= WORK TO DO =
Your task is to quote exactly the run of lines that starts at the line containing "Write a component" and ends at the line containing "import * as", including both.

= DATA FOR THE TASK =
-- BEGIN --
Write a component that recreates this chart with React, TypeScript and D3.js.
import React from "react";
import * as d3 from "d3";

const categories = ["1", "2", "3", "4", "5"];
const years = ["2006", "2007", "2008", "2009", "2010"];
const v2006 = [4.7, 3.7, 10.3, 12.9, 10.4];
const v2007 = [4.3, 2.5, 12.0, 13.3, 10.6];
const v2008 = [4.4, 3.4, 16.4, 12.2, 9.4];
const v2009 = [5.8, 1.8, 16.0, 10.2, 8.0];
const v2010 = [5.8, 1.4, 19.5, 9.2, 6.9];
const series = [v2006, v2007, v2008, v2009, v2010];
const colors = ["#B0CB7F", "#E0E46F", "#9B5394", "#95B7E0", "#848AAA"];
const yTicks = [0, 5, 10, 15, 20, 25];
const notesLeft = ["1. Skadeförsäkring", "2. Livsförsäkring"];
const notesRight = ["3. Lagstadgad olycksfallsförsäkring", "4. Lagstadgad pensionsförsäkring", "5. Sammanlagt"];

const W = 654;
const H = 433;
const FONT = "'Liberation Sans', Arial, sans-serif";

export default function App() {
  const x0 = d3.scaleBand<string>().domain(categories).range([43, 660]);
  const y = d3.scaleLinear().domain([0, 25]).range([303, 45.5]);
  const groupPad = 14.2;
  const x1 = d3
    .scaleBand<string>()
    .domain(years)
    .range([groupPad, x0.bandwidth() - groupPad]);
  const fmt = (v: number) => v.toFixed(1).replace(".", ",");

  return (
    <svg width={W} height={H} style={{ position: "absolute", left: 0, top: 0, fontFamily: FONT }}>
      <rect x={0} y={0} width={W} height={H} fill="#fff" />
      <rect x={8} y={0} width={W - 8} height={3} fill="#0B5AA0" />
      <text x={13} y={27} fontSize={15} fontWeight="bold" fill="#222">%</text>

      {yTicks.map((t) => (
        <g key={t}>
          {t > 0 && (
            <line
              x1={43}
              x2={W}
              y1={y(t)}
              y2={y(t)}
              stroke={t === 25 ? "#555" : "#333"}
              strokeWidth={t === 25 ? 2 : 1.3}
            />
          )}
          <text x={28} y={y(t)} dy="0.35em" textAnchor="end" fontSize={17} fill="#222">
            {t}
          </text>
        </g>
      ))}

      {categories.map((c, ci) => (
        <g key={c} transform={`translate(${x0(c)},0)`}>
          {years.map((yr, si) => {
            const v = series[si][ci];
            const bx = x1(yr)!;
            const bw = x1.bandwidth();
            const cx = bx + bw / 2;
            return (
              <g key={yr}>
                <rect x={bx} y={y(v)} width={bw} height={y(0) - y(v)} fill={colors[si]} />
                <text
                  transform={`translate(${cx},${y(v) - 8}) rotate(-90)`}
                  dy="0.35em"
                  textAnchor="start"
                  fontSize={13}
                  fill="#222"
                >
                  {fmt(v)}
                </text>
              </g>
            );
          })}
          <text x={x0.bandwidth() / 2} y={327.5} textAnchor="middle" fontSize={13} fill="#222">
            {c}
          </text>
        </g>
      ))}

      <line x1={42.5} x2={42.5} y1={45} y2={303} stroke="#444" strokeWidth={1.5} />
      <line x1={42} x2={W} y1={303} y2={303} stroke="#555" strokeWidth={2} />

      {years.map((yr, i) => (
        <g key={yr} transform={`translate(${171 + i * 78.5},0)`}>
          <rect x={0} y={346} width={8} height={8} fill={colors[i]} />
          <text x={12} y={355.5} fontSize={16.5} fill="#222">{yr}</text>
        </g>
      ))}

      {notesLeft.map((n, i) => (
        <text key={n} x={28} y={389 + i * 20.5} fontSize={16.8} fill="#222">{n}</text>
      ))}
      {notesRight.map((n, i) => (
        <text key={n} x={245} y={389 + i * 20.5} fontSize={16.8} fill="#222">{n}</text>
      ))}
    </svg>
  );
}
-- END --
-- BEGIN --
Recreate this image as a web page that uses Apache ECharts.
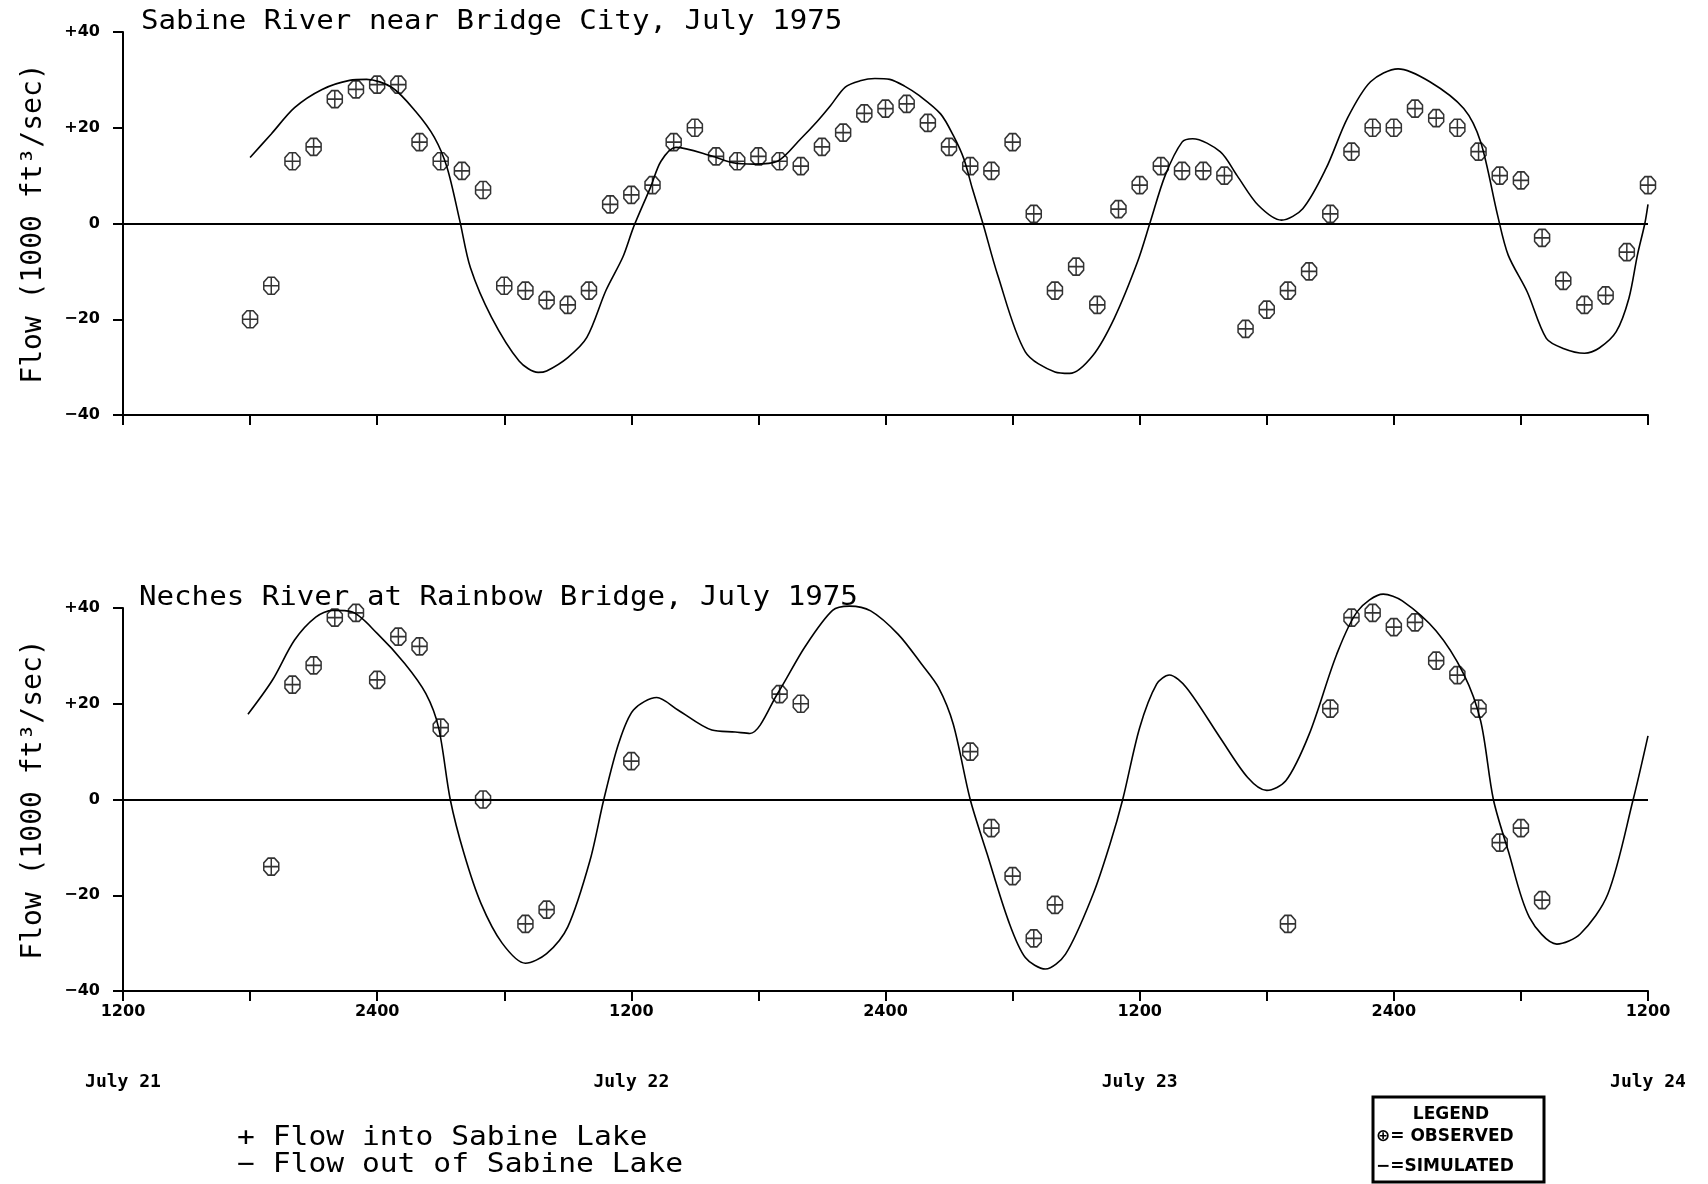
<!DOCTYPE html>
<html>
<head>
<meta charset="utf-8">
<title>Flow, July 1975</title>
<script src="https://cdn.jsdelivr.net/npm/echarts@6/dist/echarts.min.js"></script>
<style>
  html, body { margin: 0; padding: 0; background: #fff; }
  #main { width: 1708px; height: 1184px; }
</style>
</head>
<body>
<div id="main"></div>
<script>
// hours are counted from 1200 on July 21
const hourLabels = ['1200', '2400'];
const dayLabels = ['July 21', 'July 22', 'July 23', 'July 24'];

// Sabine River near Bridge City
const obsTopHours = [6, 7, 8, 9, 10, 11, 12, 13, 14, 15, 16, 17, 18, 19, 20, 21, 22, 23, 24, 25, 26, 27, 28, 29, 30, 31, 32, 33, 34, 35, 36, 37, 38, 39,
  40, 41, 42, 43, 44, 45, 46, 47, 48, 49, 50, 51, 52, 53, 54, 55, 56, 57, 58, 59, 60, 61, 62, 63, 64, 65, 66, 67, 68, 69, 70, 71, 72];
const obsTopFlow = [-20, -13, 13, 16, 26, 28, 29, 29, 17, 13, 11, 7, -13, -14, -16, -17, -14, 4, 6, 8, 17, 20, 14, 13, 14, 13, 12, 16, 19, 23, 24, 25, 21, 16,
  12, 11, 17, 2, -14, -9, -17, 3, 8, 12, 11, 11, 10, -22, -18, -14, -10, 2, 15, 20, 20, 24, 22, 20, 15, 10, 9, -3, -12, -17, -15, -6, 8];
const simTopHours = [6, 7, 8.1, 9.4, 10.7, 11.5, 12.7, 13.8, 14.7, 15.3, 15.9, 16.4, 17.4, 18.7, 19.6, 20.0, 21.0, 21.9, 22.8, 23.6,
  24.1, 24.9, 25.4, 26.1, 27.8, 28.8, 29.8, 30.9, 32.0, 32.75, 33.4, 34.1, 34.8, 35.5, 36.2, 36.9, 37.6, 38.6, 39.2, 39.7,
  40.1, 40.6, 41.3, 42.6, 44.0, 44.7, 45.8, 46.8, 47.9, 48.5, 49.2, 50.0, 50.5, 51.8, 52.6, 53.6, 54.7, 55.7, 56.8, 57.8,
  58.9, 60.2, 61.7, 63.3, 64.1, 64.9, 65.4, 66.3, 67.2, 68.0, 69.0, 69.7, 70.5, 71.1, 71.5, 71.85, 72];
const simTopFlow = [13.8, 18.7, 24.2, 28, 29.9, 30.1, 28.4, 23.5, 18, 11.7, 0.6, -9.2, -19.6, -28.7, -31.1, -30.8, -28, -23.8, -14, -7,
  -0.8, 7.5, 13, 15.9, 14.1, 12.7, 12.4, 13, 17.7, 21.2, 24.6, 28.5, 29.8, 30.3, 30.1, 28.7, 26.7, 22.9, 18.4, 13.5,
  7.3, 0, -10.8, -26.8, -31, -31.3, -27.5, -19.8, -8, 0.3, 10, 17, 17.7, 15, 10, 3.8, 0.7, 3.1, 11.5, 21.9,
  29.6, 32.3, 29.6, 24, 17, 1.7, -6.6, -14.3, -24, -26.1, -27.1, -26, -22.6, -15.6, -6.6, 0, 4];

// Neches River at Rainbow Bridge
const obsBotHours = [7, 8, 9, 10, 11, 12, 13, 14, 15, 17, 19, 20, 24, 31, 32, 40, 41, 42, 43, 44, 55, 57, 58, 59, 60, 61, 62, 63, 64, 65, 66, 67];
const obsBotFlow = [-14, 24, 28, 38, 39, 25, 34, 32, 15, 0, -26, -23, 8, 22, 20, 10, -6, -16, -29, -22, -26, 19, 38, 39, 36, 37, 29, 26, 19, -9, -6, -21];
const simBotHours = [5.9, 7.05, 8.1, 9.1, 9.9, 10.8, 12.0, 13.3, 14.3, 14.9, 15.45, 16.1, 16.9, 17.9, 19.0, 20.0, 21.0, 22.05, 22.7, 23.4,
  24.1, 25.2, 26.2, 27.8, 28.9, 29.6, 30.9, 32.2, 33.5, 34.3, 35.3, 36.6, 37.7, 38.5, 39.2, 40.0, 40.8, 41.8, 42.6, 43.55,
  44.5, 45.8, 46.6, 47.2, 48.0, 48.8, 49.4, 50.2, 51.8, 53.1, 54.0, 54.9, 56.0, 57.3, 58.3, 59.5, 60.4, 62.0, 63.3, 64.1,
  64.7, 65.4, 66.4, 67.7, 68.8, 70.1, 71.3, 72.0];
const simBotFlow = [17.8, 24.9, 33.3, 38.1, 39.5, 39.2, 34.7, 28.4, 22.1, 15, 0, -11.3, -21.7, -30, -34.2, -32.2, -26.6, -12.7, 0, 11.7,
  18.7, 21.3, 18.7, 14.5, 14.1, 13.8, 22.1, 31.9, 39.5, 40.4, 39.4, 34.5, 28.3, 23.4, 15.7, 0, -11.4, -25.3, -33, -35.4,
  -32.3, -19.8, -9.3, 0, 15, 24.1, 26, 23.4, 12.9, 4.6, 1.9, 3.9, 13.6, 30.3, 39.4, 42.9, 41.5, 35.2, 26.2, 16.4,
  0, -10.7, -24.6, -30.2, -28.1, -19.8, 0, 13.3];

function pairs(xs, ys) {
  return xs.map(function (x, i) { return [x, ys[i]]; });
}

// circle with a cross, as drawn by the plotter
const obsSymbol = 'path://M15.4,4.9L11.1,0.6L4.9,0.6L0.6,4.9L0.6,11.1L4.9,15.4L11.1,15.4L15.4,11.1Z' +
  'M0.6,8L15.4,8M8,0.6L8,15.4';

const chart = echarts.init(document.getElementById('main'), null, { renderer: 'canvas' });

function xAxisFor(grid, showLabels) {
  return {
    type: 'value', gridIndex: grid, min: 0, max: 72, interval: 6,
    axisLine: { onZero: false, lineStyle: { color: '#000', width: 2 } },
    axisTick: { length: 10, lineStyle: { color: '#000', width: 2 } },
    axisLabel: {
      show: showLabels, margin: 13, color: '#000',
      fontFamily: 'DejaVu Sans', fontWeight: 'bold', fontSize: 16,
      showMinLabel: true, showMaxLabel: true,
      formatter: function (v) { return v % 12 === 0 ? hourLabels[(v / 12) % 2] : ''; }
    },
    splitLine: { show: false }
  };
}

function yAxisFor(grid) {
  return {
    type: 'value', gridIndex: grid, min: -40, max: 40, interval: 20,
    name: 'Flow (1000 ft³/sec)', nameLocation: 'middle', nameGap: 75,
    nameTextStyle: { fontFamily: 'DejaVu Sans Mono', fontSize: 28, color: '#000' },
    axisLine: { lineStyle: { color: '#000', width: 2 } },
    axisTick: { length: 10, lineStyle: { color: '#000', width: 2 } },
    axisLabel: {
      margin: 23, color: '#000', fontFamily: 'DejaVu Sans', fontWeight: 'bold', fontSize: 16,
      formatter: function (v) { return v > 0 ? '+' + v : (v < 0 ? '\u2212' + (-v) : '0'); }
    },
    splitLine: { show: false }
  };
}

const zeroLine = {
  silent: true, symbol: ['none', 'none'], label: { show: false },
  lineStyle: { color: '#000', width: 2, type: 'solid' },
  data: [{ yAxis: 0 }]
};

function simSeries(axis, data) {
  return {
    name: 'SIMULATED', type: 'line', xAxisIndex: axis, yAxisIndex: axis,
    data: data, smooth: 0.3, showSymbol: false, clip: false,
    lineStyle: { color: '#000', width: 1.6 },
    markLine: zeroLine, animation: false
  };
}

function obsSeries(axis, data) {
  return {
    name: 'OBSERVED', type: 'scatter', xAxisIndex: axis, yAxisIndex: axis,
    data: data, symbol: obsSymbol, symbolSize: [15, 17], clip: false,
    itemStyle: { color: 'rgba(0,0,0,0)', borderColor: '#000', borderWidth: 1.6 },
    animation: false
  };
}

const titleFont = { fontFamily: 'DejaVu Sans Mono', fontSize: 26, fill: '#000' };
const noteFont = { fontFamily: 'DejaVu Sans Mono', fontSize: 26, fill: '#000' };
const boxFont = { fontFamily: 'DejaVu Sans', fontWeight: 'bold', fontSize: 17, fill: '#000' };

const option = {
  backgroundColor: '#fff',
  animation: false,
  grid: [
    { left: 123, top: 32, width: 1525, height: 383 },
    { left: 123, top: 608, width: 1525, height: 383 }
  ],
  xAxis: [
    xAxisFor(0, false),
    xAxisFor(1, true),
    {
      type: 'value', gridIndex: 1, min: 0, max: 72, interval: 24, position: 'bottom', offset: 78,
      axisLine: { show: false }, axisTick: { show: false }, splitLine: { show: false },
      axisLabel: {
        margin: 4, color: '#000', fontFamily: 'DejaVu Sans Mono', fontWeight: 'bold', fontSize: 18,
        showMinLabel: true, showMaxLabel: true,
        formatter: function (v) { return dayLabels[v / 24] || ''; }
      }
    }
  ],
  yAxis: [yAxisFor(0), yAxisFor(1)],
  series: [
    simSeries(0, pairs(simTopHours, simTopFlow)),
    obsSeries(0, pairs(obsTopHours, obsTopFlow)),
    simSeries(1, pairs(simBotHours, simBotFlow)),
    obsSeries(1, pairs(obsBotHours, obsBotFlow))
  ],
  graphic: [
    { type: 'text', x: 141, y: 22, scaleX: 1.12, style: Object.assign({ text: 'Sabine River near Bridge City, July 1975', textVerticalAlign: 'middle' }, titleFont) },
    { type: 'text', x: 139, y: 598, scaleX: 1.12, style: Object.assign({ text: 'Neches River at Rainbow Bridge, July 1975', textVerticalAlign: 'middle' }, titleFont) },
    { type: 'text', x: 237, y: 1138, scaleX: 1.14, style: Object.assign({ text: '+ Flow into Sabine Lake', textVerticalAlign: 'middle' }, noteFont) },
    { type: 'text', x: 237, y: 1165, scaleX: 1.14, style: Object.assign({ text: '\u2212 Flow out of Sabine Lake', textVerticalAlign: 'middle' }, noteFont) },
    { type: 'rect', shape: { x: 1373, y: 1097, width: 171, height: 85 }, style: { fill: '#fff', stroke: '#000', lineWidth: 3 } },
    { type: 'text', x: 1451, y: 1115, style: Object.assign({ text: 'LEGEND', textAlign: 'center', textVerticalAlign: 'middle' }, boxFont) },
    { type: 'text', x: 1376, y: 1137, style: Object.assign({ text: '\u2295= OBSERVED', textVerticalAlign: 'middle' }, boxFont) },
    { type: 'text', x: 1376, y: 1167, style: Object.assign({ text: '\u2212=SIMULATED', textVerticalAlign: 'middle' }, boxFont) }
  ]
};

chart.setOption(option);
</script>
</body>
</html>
-- END --
-- BEGIN --
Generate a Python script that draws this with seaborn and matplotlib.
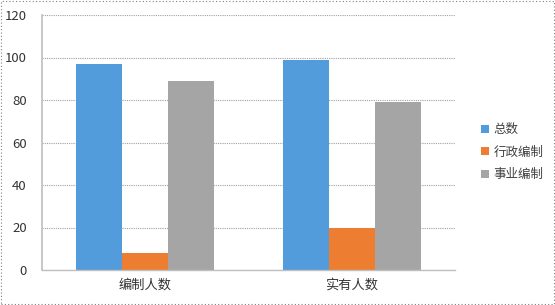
-- END --
= FULL OUTPUT =
Write a component that recreates this chart with React, TypeScript and D3.js.
import React from "react";
import * as d3 from "d3";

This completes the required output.